**** Supplied information

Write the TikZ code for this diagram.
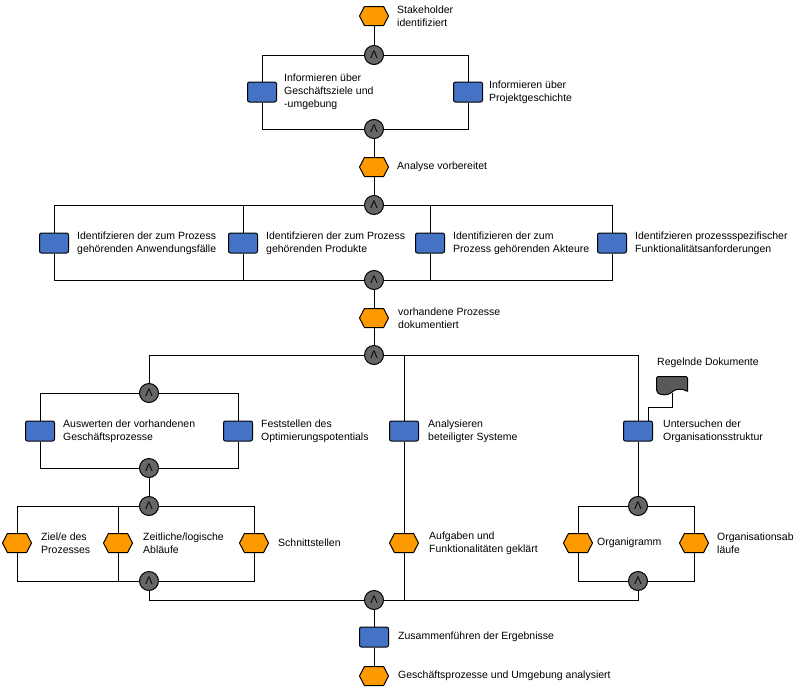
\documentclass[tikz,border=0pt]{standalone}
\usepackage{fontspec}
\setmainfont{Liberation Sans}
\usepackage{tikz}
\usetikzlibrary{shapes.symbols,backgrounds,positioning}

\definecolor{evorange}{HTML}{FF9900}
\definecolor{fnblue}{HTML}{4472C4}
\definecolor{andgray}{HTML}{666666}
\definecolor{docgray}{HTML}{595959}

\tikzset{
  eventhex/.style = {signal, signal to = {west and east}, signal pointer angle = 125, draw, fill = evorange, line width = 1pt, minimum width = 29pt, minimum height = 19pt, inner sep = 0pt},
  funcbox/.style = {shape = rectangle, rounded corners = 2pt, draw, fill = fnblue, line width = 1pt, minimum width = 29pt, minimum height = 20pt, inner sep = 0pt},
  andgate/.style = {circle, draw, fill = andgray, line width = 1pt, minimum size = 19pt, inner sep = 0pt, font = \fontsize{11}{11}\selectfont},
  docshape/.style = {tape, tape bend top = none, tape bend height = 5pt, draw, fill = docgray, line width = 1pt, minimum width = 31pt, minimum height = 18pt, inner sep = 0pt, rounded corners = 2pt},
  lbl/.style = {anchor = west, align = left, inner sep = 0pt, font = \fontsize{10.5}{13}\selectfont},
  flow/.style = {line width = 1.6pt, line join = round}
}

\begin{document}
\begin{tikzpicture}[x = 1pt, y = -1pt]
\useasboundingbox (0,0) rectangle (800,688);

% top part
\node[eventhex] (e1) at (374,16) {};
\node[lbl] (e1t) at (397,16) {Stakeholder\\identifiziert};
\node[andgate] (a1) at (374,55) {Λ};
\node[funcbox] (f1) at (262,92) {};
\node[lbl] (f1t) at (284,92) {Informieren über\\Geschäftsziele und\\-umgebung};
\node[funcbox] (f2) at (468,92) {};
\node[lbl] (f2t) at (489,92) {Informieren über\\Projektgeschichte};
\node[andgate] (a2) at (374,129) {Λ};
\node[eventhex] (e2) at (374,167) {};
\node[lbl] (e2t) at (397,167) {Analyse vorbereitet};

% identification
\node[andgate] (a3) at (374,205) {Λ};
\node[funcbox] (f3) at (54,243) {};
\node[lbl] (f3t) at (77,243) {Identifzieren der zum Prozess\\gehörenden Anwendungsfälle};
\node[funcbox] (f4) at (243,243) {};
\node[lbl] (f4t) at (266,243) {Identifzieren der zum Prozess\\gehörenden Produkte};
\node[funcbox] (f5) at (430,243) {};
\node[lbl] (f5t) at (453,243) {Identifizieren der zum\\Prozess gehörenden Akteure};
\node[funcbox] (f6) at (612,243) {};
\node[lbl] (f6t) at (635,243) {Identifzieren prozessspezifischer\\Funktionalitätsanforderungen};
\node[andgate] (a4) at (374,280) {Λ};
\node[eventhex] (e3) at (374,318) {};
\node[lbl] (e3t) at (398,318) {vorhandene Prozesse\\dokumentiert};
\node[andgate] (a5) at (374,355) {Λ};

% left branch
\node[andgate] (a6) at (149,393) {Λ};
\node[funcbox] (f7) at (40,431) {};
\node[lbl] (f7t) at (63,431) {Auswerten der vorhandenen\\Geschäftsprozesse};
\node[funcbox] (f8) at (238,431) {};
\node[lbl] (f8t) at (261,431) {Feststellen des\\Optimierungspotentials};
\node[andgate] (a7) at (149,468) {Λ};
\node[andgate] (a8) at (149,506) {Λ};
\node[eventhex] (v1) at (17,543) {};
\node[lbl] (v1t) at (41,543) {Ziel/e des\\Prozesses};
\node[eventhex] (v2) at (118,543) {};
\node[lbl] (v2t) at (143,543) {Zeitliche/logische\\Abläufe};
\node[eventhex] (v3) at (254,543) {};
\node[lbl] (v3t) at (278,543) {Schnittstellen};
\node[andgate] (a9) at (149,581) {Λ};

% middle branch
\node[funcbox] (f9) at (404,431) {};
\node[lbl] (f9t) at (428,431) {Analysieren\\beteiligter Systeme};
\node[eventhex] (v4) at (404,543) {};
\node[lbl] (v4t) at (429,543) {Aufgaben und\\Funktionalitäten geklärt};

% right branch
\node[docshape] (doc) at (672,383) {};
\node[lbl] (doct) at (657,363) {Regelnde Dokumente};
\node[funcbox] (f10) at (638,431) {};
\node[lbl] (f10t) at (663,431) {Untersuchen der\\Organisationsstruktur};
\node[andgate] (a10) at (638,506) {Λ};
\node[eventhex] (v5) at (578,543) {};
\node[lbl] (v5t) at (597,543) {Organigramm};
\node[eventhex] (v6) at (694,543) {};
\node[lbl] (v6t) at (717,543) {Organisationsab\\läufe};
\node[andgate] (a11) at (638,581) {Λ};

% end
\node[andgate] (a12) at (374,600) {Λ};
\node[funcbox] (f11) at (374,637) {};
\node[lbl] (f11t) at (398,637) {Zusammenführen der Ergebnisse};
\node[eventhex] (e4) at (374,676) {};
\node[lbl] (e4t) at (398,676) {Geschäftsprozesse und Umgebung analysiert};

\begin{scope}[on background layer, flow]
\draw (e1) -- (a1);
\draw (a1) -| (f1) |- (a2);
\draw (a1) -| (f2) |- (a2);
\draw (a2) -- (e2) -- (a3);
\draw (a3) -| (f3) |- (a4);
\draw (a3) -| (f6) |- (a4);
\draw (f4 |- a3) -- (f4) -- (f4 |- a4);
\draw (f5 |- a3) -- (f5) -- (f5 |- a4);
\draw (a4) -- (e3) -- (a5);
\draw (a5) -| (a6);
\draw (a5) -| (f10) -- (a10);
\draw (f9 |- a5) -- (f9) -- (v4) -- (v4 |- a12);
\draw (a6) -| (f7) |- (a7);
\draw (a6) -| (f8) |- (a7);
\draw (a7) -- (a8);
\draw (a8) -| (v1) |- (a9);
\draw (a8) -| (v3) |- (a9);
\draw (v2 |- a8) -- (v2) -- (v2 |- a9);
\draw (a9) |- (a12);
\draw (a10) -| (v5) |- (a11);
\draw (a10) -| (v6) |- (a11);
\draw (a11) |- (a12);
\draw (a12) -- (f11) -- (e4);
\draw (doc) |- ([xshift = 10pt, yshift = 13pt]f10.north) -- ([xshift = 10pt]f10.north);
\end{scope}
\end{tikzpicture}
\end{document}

********

» **Work to do**: Repeat the data above exactly, but not the pictures.

» **Exercise solution**:
Write the TikZ code for this diagram.
\documentclass[tikz,border=0pt]{standalone}
\usepackage{fontspec}
\setmainfont{Liberation Sans}
\usepackage{tikz}
\usetikzlibrary{shapes.symbols,backgrounds,positioning}

\definecolor{evorange}{HTML}{FF9900}
\definecolor{fnblue}{HTML}{4472C4}
\definecolor{andgray}{HTML}{666666}
\definecolor{docgray}{HTML}{595959}

\tikzset{
  eventhex/.style = {signal, signal to = {west and east}, signal pointer angle = 125, draw, fill = evorange, line width = 1pt, minimum width = 29pt, minimum height = 19pt, inner sep = 0pt},
  funcbox/.style = {shape = rectangle, rounded corners = 2pt, draw, fill = fnblue, line width = 1pt, minimum width = 29pt, minimum height = 20pt, inner sep = 0pt},
  andgate/.style = {circle, draw, fill = andgray, line width = 1pt, minimum size = 19pt, inner sep = 0pt, font = \fontsize{11}{11}\selectfont},
  docshape/.style = {tape, tape bend top = none, tape bend height = 5pt, draw, fill = docgray, line width = 1pt, minimum width = 31pt, minimum height = 18pt, inner sep = 0pt, rounded corners = 2pt},
  lbl/.style = {anchor = west, align = left, inner sep = 0pt, font = \fontsize{10.5}{13}\selectfont},
  flow/.style = {line width = 1.6pt, line join = round}
}

\begin{document}
\begin{tikzpicture}[x = 1pt, y = -1pt]
\useasboundingbox (0,0) rectangle (800,688);

% top part
\node[eventhex] (e1) at (374,16) {};
\node[lbl] (e1t) at (397,16) {Stakeholder\\identifiziert};
\node[andgate] (a1) at (374,55) {Λ};
\node[funcbox] (f1) at (262,92) {};
\node[lbl] (f1t) at (284,92) {Informieren über\\Geschäftsziele und\\-umgebung};
\node[funcbox] (f2) at (468,92) {};
\node[lbl] (f2t) at (489,92) {Informieren über\\Projektgeschichte};
\node[andgate] (a2) at (374,129) {Λ};
\node[eventhex] (e2) at (374,167) {};
\node[lbl] (e2t) at (397,167) {Analyse vorbereitet};

% identification
\node[andgate] (a3) at (374,205) {Λ};
\node[funcbox] (f3) at (54,243) {};
\node[lbl] (f3t) at (77,243) {Identifzieren der zum Prozess\\gehörenden Anwendungsfälle};
\node[funcbox] (f4) at (243,243) {};
\node[lbl] (f4t) at (266,243) {Identifzieren der zum Prozess\\gehörenden Produkte};
\node[funcbox] (f5) at (430,243) {};
\node[lbl] (f5t) at (453,243) {Identifizieren der zum\\Prozess gehörenden Akteure};
\node[funcbox] (f6) at (612,243) {};
\node[lbl] (f6t) at (635,243) {Identifzieren prozessspezifischer\\Funktionalitätsanforderungen};
\node[andgate] (a4) at (374,280) {Λ};
\node[eventhex] (e3) at (374,318) {};
\node[lbl] (e3t) at (398,318) {vorhandene Prozesse\\dokumentiert};
\node[andgate] (a5) at (374,355) {Λ};

% left branch
\node[andgate] (a6) at (149,393) {Λ};
\node[funcbox] (f7) at (40,431) {};
\node[lbl] (f7t) at (63,431) {Auswerten der vorhandenen\\Geschäftsprozesse};
\node[funcbox] (f8) at (238,431) {};
\node[lbl] (f8t) at (261,431) {Feststellen des\\Optimierungspotentials};
\node[andgate] (a7) at (149,468) {Λ};
\node[andgate] (a8) at (149,506) {Λ};
\node[eventhex] (v1) at (17,543) {};
\node[lbl] (v1t) at (41,543) {Ziel/e des\\Prozesses};
\node[eventhex] (v2) at (118,543) {};
\node[lbl] (v2t) at (143,543) {Zeitliche/logische\\Abläufe};
\node[eventhex] (v3) at (254,543) {};
\node[lbl] (v3t) at (278,543) {Schnittstellen};
\node[andgate] (a9) at (149,581) {Λ};

% middle branch
\node[funcbox] (f9) at (404,431) {};
\node[lbl] (f9t) at (428,431) {Analysieren\\beteiligter Systeme};
\node[eventhex] (v4) at (404,543) {};
\node[lbl] (v4t) at (429,543) {Aufgaben und\\Funktionalitäten geklärt};

% right branch
\node[docshape] (doc) at (672,383) {};
\node[lbl] (doct) at (657,363) {Regelnde Dokumente};
\node[funcbox] (f10) at (638,431) {};
\node[lbl] (f10t) at (663,431) {Untersuchen der\\Organisationsstruktur};
\node[andgate] (a10) at (638,506) {Λ};
\node[eventhex] (v5) at (578,543) {};
\node[lbl] (v5t) at (597,543) {Organigramm};
\node[eventhex] (v6) at (694,543) {};
\node[lbl] (v6t) at (717,543) {Organisationsab\\läufe};
\node[andgate] (a11) at (638,581) {Λ};

% end
\node[andgate] (a12) at (374,600) {Λ};
\node[funcbox] (f11) at (374,637) {};
\node[lbl] (f11t) at (398,637) {Zusammenführen der Ergebnisse};
\node[eventhex] (e4) at (374,676) {};
\node[lbl] (e4t) at (398,676) {Geschäftsprozesse und Umgebung analysiert};

\begin{scope}[on background layer, flow]
\draw (e1) -- (a1);
\draw (a1) -| (f1) |- (a2);
\draw (a1) -| (f2) |- (a2);
\draw (a2) -- (e2) -- (a3);
\draw (a3) -| (f3) |- (a4);
\draw (a3) -| (f6) |- (a4);
\draw (f4 |- a3) -- (f4) -- (f4 |- a4);
\draw (f5 |- a3) -- (f5) -- (f5 |- a4);
\draw (a4) -- (e3) -- (a5);
\draw (a5) -| (a6);
\draw (a5) -| (f10) -- (a10);
\draw (f9 |- a5) -- (f9) -- (v4) -- (v4 |- a12);
\draw (a6) -| (f7) |- (a7);
\draw (a6) -| (f8) |- (a7);
\draw (a7) -- (a8);
\draw (a8) -| (v1) |- (a9);
\draw (a8) -| (v3) |- (a9);
\draw (v2 |- a8) -- (v2) -- (v2 |- a9);
\draw (a9) |- (a12);
\draw (a10) -| (v5) |- (a11);
\draw (a10) -| (v6) |- (a11);
\draw (a11) |- (a12);
\draw (a12) -- (f11) -- (e4);
\draw (doc) |- ([xshift = 10pt, yshift = 13pt]f10.north) -- ([xshift = 10pt]f10.north);
\end{scope}
\end{tikzpicture}
\end{document}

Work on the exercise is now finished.